The problem: Give the material once more, word for word, without any images.
________________________
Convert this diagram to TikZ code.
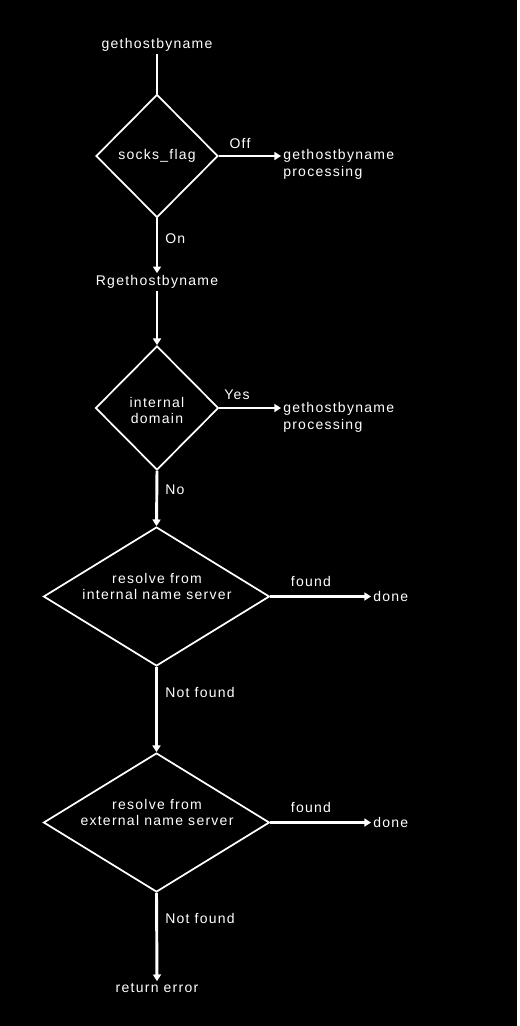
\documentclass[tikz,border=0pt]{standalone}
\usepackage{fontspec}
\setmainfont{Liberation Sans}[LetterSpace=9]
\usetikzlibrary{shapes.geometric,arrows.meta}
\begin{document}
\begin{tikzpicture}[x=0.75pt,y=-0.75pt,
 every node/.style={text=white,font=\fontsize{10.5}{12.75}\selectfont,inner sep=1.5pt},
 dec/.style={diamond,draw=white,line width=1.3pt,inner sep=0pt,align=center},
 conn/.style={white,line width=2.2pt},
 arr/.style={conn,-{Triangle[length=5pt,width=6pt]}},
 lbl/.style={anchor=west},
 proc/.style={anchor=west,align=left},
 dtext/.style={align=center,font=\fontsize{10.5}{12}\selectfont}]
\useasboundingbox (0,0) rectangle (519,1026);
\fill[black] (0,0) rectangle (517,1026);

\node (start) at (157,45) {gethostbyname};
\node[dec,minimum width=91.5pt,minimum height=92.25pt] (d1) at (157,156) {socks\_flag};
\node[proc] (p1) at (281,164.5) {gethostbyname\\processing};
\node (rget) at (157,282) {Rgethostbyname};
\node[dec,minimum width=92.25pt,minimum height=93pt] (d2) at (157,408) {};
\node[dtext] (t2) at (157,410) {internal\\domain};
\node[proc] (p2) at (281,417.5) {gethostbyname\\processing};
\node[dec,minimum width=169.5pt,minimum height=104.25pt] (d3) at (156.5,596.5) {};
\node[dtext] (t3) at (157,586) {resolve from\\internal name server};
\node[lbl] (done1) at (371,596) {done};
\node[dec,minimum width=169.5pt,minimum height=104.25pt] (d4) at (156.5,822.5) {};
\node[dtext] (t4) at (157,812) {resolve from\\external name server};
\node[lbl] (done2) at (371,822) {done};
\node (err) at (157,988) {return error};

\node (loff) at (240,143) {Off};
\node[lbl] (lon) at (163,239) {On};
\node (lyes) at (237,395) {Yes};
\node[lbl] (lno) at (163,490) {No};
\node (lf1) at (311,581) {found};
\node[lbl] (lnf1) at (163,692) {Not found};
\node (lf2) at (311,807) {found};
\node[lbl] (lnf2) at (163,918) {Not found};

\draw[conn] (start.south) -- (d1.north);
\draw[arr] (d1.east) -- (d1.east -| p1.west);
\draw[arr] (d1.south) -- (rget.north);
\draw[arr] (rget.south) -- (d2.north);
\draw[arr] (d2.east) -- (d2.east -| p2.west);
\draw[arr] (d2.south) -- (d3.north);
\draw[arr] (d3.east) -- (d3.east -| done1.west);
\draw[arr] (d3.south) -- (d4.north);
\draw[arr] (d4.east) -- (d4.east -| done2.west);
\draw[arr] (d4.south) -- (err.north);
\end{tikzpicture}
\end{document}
________________________
Solved problem:
Convert this diagram to TikZ code.
\documentclass[tikz,border=0pt]{standalone}
\usepackage{fontspec}
\setmainfont{Liberation Sans}[LetterSpace=9]
\usetikzlibrary{shapes.geometric,arrows.meta}
\begin{document}
\begin{tikzpicture}[x=0.75pt,y=-0.75pt,
 every node/.style={text=white,font=\fontsize{10.5}{12.75}\selectfont,inner sep=1.5pt},
 dec/.style={diamond,draw=white,line width=1.3pt,inner sep=0pt,align=center},
 conn/.style={white,line width=2.2pt},
 arr/.style={conn,-{Triangle[length=5pt,width=6pt]}},
 lbl/.style={anchor=west},
 proc/.style={anchor=west,align=left},
 dtext/.style={align=center,font=\fontsize{10.5}{12}\selectfont}]
\useasboundingbox (0,0) rectangle (519,1026);
\fill[black] (0,0) rectangle (517,1026);

\node (start) at (157,45) {gethostbyname};
\node[dec,minimum width=91.5pt,minimum height=92.25pt] (d1) at (157,156) {socks\_flag};
\node[proc] (p1) at (281,164.5) {gethostbyname\\processing};
\node (rget) at (157,282) {Rgethostbyname};
\node[dec,minimum width=92.25pt,minimum height=93pt] (d2) at (157,408) {};
\node[dtext] (t2) at (157,410) {internal\\domain};
\node[proc] (p2) at (281,417.5) {gethostbyname\\processing};
\node[dec,minimum width=169.5pt,minimum height=104.25pt] (d3) at (156.5,596.5) {};
\node[dtext] (t3) at (157,586) {resolve from\\internal name server};
\node[lbl] (done1) at (371,596) {done};
\node[dec,minimum width=169.5pt,minimum height=104.25pt] (d4) at (156.5,822.5) {};
\node[dtext] (t4) at (157,812) {resolve from\\external name server};
\node[lbl] (done2) at (371,822) {done};
\node (err) at (157,988) {return error};

\node (loff) at (240,143) {Off};
\node[lbl] (lon) at (163,239) {On};
\node (lyes) at (237,395) {Yes};
\node[lbl] (lno) at (163,490) {No};
\node (lf1) at (311,581) {found};
\node[lbl] (lnf1) at (163,692) {Not found};
\node (lf2) at (311,807) {found};
\node[lbl] (lnf2) at (163,918) {Not found};

\draw[conn] (start.south) -- (d1.north);
\draw[arr] (d1.east) -- (d1.east -| p1.west);
\draw[arr] (d1.south) -- (rget.north);
\draw[arr] (rget.south) -- (d2.north);
\draw[arr] (d2.east) -- (d2.east -| p2.west);
\draw[arr] (d2.south) -- (d3.north);
\draw[arr] (d3.east) -- (d3.east -| done1.west);
\draw[arr] (d3.south) -- (d4.north);
\draw[arr] (d4.east) -- (d4.east -| done2.west);
\draw[arr] (d4.south) -- (err.north);
\end{tikzpicture}
\end{document}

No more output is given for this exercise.